After scuffling during the early stages of the second quarter, the Dow Jones Transportation Average is on the mend. The iShares Transportation Average ETF (NYSEArca:IYT), which tracks the widely followed transportation index, is higher by 2.3% over the past week and could be poised to deliver more upside in the coming weeks.
Transportation stocks were expected to benefit from lower oil prices and while that has been the case for airline stocks, other industry groups represented in IYT, including railroads, have lagged broader equity benchmarks, but that could change in the second half.
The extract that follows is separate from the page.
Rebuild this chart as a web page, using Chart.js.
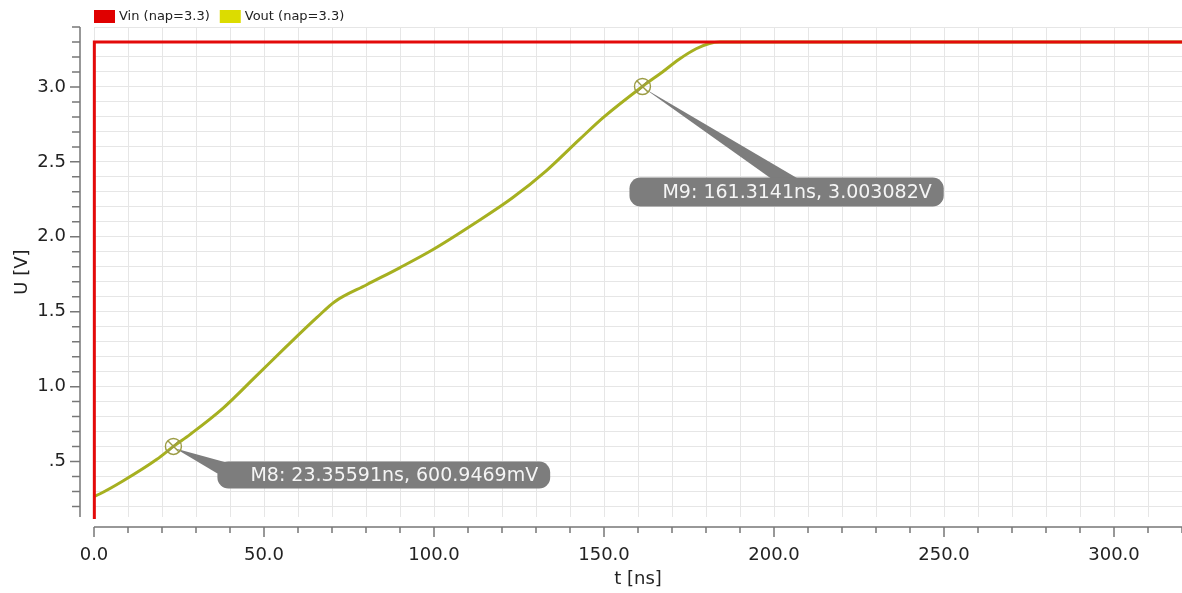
<!DOCTYPE html>
<html>
<head>
<meta charset="utf-8">
<script src="https://cdn.jsdelivr.net/npm/chart.js@4/dist/chart.umd.min.js"></script>
<style>
  html, body { margin: 0; padding: 0; background: #fff; }
  #wrap { width: 1182px; height: 593px; }
</style>
</head>
<body>
<div id="wrap"><canvas id="myChart" width="1182" height="593"></canvas></div>
<script>
// signal data (time in ns, voltage in V)
var vinTime = [0, 0.1, 320];
var vinVolt = [0, 3.3, 3.3];

var voutTime = [0, 1.8, 8.5, 18.5, 23.36, 28.2, 37.9, 47.9, 56.7, 65.5, 70.8, 80.2, 89.9, 99.6, 112,
                123.1, 133, 142.8, 150, 161.3, 167.2, 172.1, 177.1, 181, 184, 200, 250, 320];
var voutVolt = [0.267, 0.285, 0.37, 0.515, 0.601, 0.68, 0.855, 1.075, 1.27, 1.46, 1.567, 1.68, 1.793, 1.913, 2.09,
                2.26, 2.44, 2.65, 2.8, 3.003, 3.1, 3.185, 3.255, 3.29, 3.3, 3.3, 3.3, 3.3];

var seriesLabels = ['Vin (nap=3.3)', 'Vout (nap=3.3)'];

// markers
var markerNames = ['M8', 'M9'];
var markerTime = [23.35591, 161.3141];
var markerVolt = [0.6009469, 3.003082];
var markerText = ['M8: 23.35591ns, 600.9469mV', 'M9: 161.3141ns, 3.003082V'];

function toXY(xs, ys) {
  return xs.map(function (x, i) { return { x: x, y: ys[i] }; });
}

var FONT = '"DejaVu Sans", sans-serif';

var legendPlugin = {
  id: 'topLegend',
  afterDraw: function (chart) {
    var c = chart.ctx;
    var x = chart.chartArea.left;
    c.save();
    c.font = '13px ' + FONT;
    c.textBaseline = 'middle';
    chart.data.datasets.forEach(function (ds) {
      c.fillStyle = ds.legendColor;
      c.fillRect(x, 10, 21, 13);
      c.fillStyle = '#222';
      c.fillText(ds.label, x + 25, 17);
      x += 25 + c.measureText(ds.label).width + 10;
    });
    c.restore();
  }
};

var axisPlugin = {
  id: 'offsetAxes',
  afterDraw: function (chart) {
    var c = chart.ctx, a = chart.chartArea;
    var xs = chart.scales.x, ys = chart.scales.y;
    c.save();
    c.strokeStyle = '#777';
    c.lineWidth = 1.5;
    // y axis
    var ax = a.left - 14;
    c.beginPath();
    c.moveTo(ax, a.top);
    c.lineTo(ax, a.bottom);
    ys.ticks.forEach(function (t) {
      var py = ys.getPixelForValue(t.value);
      var major = Math.abs(t.value * 2 - Math.round(t.value * 2)) < 1e-6;
      c.moveTo(ax - (major ? 10 : 8), py);
      c.lineTo(ax, py);
    });
    c.stroke();
    // x axis
    var ay = a.bottom + 10;
    c.beginPath();
    c.moveTo(a.left, ay);
    c.lineTo(a.right, ay);
    xs.ticks.forEach(function (t) {
      var px = xs.getPixelForValue(t.value);
      var major = Math.abs(t.value % 50) < 1e-6;
      c.moveTo(px, ay);
      c.lineTo(px, ay + (major ? 10 : 6));
    });
    c.stroke();
    c.restore();
  }
};

var markerPlugin = {
  id: 'markers',
  afterDatasetsDraw: function (chart) {
    var c = chart.ctx;
    var xs = chart.scales.x, ys = chart.scales.y;
    c.save();
    c.font = '19px ' + FONT;
    markerNames.forEach(function (name, i) {
      var mx = xs.getPixelForValue(markerTime[i]);
      var my = ys.getPixelForValue(markerVolt[i]);
      var tw = c.measureText(markerText[i]).width;
      var bw = 33 + tw + 12;
      var bh, bx, by, base;
      if (i === 0) {
        bx = mx + 44; by = my + 15; bh = 27;
        base = [[bx, by + 12], [bx + 9, by + 1]];
      } else {
        bx = mx - 13; by = my + 91; bh = 29;
        base = [[bx + 143, by + 2], [bx + 170, by + 2]];
      }
      c.fillStyle = '#7d7d7d';
      // callout wedge
      c.beginPath();
      c.moveTo(mx + 2, my + 2);
      c.lineTo(base[0][0], base[0][1]);
      c.lineTo(base[1][0], base[1][1]);
      c.closePath();
      c.fill();
      // box
      c.beginPath();
      c.roundRect(bx, by, bw, bh, 11);
      c.fill();
      c.fillStyle = '#f5f5f5';
      c.textBaseline = 'middle';
      c.fillText(markerText[i], bx + 33, by + bh / 2 + 1);
      // marker symbol
      c.strokeStyle = '#9c9c45';
      c.lineWidth = 1.4;
      c.beginPath();
      c.arc(mx, my, 8, 0, Math.PI * 2);
      var d = 8 / Math.SQRT2;
      c.moveTo(mx - d, my - d); c.lineTo(mx + d, my + d);
      c.moveTo(mx + d, my - d); c.lineTo(mx - d, my + d);
      c.stroke();
    });
    c.restore();
  }
};

var ctx = document.getElementById('myChart').getContext('2d');

var myChart = new Chart(ctx, {
  type: 'line',
  data: {
    datasets: [{
      label: seriesLabels[0],
      data: toXY(vinTime, vinVolt),
      borderColor: '#e30a0a',
      legendColor: '#e00000',
      borderWidth: 3,
      pointRadius: 0,
      tension: 0,
      clip: { left: 4, top: 2, right: 0, bottom: 2 }
    }, {
      label: seriesLabels[1],
      data: toXY(voutTime, voutVolt),
      borderColor: '#a6b020',
      legendColor: '#dcdc00',
      borderWidth: 3,
      pointRadius: 0,
      cubicInterpolationMode: 'monotone',
      clip: { left: 4, top: 2, right: 0, bottom: 0 }
    }]
  },
  options: {
    responsive: false,
    animation: false,
    layout: { padding: { top: 27, left: 0, right: 0, bottom: 0 } },
    plugins: {
      legend: { display: false },
      tooltip: { enabled: false }
    },
    scales: {
      x: {
        type: 'linear',
        min: 0,
        max: 320,
        afterFit: function (s) { s.height = 76; s.paddingLeft = 0; s.paddingRight = 0; },
        border: { display: false },
        grid: { color: '#e6e6e6', lineWidth: 1, drawTicks: false },
        ticks: {
          stepSize: 10,
          autoSkip: false,
          maxRotation: 0,
          minRotation: 0,
          padding: 28,
          color: '#222',
          font: { family: FONT, size: 18 },
          callback: function (v) {
            return Math.abs(v % 50) < 1e-6 ? v.toFixed(1) : '';
          }
        },
        title: {
          display: true,
          text: 't [ns]',
          color: '#222',
          font: { family: FONT, size: 18 },
          padding: { top: 0, bottom: 3 }
        }
      },
      y: {
        type: 'linear',
        min: 0.13,
        max: 3.4,
        afterFit: function (s) { s.width = 94; s.paddingTop = 0; s.paddingBottom = 0; },
        border: { display: false },
        grid: { color: '#e6e6e6', lineWidth: 1, drawTicks: false },
        ticks: {
          stepSize: 0.1,
          includeBounds: false,
          autoSkip: false,
          padding: 28,
          color: '#222',
          font: { family: FONT, size: 18 },
          callback: function (v) {
            var r = Math.round(v * 10) / 10;
            if (Math.abs(r * 2 - Math.round(r * 2)) > 1e-6) return '';
            return r < 1 ? r.toFixed(1).replace(/^0/, '') : r.toFixed(1);
          }
        },
        title: {
          display: true,
          text: 'U [V]',
          color: '#222',
          font: { family: FONT, size: 18 },
          padding: { top: 12, bottom: 0 }
        }
      }
    }
  },
  plugins: [legendPlugin, axisPlugin, markerPlugin]
});
</script>
</body>
</html>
“The DJT formed its previous all-time high back in 2014-2015 in the vicinity of the 9200 level. Following a brutal decline during the 2015-2016 correction, the DJT appeared to be stuck in neutral for much of last year, even as many market segments were able to ascend to new all-time highs. Following the U.S. Presidential election last fall, the transport stocks finally got back in gear again,” according to ETF Daily News.
One of this year’s best-performing transportation ETFs is the U.S. Global Jets ETF (NYSEArca:JETS). The lone ETF dedicated to airline stocks is higher by about 17% year-to-date.
Related: Airline ETF Turns on the JETS
Airlines are also a significant part of IYT’s lineup. There are encouraging fundamental factors for airlines, including low oil prices. Fuel is the largest input cost for airlines. The improving U.S. economy could encourage more business and leisure travel and airlines are generating impressive amounts of cash.
JETS follows the U.S. Global Jets Index, which uses fundamental screens to select airline companies, with an emphasis on domestic carriers, along with global aircraft manufacturers and airport companies.
Along with lower oil prices, airline stocks look attractive in their own right. For instance, income-oriented investors may notice that airline stocks have seen improved dividend-yield growth. Additionally, the sector shows relatively cheap valuations.
“In about a month’s time, the DJT was able to climb roughly 15%, setting a new all-time high in the process. Since its December peak, however, the index has basically moved sideways for 7 months. That is not unusual, nor particularly unhealthy, for an index following a test of its former highs, however. The consolidation allows it go catch its breath and build up fuel to allow for a sustainable breakout to new highs, if and when it does come,” reports ETF Daily News.
IYT resides just pennies below a new 52-week high.